The line containing "0.956, 0.99, 1.0, 1.0]" marks the end: extract everything from the first line of the data through that line, exactly, with no pictures.

-=-=-

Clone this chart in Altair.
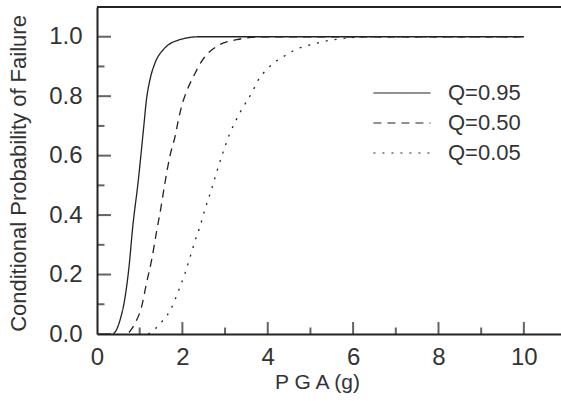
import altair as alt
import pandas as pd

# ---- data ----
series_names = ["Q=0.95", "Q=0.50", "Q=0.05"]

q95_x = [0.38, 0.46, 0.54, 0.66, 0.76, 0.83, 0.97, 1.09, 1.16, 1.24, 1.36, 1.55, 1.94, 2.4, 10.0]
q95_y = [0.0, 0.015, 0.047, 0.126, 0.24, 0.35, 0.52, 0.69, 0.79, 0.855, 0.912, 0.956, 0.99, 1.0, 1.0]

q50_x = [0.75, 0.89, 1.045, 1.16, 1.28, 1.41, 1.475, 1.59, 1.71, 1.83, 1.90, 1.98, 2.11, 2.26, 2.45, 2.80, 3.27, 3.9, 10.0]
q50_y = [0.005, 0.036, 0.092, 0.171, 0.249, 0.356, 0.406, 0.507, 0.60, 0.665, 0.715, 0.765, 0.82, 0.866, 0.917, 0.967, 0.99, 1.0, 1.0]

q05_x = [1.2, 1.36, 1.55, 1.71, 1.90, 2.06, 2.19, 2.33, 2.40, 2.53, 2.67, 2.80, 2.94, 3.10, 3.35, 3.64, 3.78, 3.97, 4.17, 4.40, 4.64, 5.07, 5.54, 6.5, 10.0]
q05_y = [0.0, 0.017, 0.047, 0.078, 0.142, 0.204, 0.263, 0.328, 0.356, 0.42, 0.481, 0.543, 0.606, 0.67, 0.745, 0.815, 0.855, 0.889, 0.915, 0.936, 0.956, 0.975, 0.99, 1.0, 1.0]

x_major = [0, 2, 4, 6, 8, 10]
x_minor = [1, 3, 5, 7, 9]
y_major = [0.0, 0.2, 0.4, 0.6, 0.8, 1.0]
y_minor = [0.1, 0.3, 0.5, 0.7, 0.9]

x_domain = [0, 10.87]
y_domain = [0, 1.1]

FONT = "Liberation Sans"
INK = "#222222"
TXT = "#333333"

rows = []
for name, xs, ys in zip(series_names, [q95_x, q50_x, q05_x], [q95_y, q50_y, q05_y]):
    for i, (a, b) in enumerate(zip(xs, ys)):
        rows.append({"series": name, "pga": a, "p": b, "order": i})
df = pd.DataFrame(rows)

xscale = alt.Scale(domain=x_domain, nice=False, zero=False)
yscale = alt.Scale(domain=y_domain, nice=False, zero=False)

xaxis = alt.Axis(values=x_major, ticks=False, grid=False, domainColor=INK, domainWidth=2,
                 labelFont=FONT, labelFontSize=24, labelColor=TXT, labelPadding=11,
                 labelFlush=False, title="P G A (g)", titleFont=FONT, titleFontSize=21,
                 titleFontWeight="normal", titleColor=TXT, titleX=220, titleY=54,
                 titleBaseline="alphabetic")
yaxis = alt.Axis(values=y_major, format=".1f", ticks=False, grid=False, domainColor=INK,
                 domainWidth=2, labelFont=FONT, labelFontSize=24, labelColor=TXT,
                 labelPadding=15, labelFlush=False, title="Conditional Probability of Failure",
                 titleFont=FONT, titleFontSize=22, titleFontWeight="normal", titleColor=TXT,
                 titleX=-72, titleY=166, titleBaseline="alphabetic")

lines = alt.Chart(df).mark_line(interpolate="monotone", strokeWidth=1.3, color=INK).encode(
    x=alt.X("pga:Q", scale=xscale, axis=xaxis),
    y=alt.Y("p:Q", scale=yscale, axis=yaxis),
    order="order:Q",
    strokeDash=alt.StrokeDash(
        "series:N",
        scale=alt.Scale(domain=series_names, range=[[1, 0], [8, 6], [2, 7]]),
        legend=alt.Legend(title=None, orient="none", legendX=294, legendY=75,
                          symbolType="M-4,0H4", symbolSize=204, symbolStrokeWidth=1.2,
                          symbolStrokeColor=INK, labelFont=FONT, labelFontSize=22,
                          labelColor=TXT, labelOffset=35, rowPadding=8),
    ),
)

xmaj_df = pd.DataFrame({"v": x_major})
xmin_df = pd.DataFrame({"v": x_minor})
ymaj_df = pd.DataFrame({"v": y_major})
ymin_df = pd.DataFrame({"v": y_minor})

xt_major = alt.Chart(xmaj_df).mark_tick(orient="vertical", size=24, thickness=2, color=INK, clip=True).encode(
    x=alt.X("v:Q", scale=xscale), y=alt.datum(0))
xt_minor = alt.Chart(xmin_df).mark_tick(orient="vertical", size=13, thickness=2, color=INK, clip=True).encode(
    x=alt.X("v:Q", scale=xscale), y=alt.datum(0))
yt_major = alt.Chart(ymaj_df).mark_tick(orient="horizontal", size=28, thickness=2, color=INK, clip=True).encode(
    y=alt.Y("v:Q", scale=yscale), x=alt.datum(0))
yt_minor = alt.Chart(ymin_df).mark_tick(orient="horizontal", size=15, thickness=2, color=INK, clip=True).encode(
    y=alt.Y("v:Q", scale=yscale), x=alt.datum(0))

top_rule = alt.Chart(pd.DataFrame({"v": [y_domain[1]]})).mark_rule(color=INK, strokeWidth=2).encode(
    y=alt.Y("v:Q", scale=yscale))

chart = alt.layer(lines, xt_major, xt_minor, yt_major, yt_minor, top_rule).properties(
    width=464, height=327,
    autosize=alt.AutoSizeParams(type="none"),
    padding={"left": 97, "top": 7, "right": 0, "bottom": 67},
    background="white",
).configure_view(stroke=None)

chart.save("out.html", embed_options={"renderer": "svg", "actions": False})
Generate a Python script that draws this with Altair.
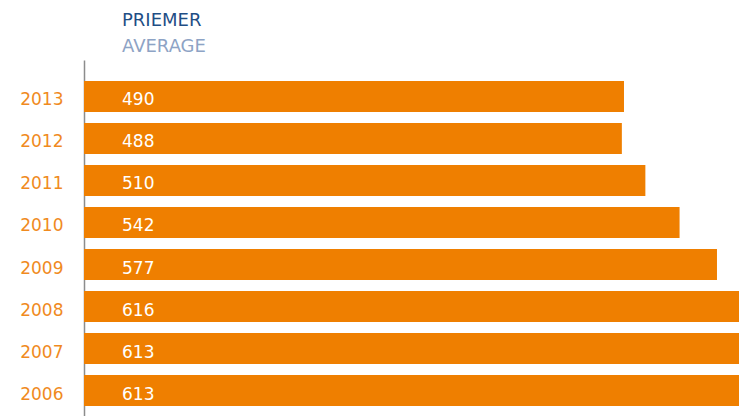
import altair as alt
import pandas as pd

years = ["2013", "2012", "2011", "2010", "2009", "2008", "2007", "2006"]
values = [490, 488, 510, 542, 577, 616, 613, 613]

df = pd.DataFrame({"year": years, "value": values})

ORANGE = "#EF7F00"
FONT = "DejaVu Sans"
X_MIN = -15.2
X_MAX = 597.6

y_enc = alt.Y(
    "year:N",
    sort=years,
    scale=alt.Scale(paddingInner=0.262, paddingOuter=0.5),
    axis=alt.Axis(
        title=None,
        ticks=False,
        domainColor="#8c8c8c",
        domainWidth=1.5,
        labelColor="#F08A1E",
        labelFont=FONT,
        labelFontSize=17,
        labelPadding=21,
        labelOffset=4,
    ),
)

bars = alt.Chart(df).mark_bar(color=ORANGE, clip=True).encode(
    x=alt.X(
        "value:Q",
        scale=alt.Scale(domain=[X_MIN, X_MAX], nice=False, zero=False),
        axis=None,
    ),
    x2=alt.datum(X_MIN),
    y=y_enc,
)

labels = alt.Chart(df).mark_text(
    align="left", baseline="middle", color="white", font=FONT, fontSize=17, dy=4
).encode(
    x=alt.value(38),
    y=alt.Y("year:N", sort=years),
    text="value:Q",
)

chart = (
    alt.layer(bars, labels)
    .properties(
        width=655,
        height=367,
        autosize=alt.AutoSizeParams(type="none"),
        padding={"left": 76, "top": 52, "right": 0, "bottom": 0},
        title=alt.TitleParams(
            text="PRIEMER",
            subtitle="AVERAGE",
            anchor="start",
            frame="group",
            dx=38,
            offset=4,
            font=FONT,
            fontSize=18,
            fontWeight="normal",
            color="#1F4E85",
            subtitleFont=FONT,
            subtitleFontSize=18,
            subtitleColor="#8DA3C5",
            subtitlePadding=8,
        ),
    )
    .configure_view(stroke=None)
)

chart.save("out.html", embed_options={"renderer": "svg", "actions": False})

-=-=-

**Worked answer**:
Clone this chart in Altair.
import altair as alt
import pandas as pd

# ---- data ----
series_names = ["Q=0.95", "Q=0.50", "Q=0.05"]

q95_x = [0.38, 0.46, 0.54, 0.66, 0.76, 0.83, 0.97, 1.09, 1.16, 1.24, 1.36, 1.55, 1.94, 2.4, 10.0]
q95_y = [0.0, 0.015, 0.047, 0.126, 0.24, 0.35, 0.52, 0.69, 0.79, 0.855, 0.912, 0.956, 0.99, 1.0, 1.0]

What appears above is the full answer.